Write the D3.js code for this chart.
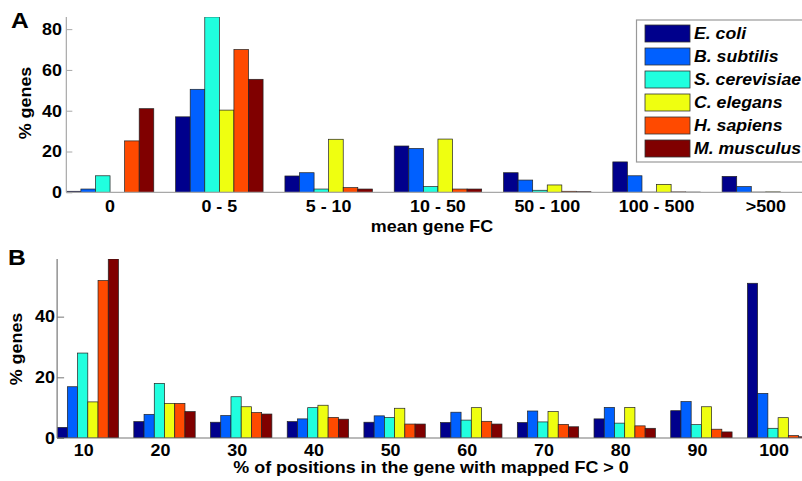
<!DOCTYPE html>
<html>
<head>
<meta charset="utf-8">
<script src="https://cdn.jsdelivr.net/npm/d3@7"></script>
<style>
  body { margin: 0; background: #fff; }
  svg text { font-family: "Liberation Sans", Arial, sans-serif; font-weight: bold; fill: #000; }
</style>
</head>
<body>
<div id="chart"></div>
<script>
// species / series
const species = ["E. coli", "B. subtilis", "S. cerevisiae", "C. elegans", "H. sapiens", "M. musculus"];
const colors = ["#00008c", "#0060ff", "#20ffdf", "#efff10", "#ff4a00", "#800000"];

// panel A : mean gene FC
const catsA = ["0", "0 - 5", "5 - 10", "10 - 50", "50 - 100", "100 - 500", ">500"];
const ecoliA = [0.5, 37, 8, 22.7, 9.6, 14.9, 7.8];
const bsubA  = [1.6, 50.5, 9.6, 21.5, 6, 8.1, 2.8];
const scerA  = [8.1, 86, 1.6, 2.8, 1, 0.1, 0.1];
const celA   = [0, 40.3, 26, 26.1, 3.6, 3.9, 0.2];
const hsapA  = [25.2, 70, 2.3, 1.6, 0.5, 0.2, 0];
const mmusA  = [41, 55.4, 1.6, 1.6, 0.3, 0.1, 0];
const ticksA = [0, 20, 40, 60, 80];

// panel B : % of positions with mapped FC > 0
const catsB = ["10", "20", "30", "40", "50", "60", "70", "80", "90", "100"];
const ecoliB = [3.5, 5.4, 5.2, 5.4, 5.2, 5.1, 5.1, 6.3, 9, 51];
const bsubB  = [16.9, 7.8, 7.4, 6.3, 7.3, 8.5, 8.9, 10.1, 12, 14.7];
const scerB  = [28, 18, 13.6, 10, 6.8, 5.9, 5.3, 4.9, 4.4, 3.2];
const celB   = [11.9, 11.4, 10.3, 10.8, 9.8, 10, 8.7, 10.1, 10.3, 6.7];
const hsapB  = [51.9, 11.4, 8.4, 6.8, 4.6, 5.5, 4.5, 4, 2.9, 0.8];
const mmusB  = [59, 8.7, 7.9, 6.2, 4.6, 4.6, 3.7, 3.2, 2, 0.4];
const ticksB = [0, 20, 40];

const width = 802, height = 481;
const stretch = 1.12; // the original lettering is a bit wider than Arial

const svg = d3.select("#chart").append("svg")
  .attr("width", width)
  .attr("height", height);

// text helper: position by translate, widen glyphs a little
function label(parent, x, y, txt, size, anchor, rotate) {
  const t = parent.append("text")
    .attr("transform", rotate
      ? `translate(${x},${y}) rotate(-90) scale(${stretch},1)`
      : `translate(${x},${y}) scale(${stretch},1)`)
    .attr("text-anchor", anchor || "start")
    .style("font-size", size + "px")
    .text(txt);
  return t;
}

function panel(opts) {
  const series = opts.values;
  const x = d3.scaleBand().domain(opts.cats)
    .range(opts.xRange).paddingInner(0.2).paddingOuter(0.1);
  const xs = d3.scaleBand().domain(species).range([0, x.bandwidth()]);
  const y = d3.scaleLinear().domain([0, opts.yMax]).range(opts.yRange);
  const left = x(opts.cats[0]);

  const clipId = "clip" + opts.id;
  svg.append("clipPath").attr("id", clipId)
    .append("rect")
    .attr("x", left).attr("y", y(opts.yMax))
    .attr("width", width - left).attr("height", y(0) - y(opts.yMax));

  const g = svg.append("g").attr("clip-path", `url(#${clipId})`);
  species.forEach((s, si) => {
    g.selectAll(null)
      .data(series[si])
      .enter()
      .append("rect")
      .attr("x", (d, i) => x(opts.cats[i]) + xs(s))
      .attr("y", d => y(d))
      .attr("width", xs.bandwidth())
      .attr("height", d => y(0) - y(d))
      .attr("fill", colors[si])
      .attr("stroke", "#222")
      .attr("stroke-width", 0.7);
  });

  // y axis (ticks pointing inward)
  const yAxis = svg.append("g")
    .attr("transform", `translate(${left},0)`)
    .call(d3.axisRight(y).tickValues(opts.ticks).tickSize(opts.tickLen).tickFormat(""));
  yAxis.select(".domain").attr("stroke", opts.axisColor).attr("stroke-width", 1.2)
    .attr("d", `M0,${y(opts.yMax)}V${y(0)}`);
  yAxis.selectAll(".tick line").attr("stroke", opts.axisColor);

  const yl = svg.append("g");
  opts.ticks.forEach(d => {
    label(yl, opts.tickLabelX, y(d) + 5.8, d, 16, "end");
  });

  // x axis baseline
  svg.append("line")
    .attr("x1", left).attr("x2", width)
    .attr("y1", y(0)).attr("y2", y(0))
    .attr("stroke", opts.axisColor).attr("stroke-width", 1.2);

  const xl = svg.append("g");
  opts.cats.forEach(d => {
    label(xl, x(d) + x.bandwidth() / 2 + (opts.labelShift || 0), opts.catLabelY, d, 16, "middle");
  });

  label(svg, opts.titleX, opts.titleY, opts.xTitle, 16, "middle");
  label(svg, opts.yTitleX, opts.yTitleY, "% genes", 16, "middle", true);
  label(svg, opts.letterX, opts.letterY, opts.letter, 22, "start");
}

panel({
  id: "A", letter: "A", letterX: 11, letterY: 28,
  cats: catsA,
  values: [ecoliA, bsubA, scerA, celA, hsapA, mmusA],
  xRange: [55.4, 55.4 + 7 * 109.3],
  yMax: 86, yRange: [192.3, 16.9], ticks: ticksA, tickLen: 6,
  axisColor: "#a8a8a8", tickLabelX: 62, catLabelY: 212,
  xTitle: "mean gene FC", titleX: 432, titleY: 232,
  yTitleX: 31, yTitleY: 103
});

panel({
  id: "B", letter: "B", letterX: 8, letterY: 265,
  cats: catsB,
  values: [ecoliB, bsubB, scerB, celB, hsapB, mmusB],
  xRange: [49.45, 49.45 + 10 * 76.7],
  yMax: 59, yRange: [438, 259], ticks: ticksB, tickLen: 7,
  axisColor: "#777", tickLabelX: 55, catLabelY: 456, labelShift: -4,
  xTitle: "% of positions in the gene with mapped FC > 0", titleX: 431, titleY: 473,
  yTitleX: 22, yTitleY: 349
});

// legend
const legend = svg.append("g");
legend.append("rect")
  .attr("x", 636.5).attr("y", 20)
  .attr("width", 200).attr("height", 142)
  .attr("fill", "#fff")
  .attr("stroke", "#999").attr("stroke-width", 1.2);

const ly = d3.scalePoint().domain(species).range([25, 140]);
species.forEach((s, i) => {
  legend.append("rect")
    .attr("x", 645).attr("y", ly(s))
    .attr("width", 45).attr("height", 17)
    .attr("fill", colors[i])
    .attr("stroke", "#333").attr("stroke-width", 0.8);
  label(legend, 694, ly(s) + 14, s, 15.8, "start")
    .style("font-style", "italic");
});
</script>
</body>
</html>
....
Your task is to reproduce exactly the lines from the start of the data above through the line containing "const ticksA = [0, 20, 40, 60, 80];", leaving every picture out.

Write the D3.js code for this chart.
<!DOCTYPE html>
<html>
<head>
<meta charset="utf-8">
<script src="https://cdn.jsdelivr.net/npm/d3@7"></script>
<style>
  body { margin: 0; background: #fff; }
  svg text { font-family: "Liberation Sans", Arial, sans-serif; font-weight: bold; fill: #000; }
</style>
</head>
<body>
<div id="chart"></div>
<script>
// species / series
const species = ["E. coli", "B. subtilis", "S. cerevisiae", "C. elegans", "H. sapiens", "M. musculus"];
const colors = ["#00008c", "#0060ff", "#20ffdf", "#efff10", "#ff4a00", "#800000"];

// panel A : mean gene FC
const catsA = ["0", "0 - 5", "5 - 10", "10 - 50", "50 - 100", "100 - 500", ">500"];
const ecoliA = [0.5, 37, 8, 22.7, 9.6, 14.9, 7.8];
const bsubA  = [1.6, 50.5, 9.6, 21.5, 6, 8.1, 2.8];
const scerA  = [8.1, 86, 1.6, 2.8, 1, 0.1, 0.1];
const celA   = [0, 40.3, 26, 26.1, 3.6, 3.9, 0.2];
const hsapA  = [25.2, 70, 2.3, 1.6, 0.5, 0.2, 0];
const mmusA  = [41, 55.4, 1.6, 1.6, 0.3, 0.1, 0];
const ticksA = [0, 20, 40, 60, 80];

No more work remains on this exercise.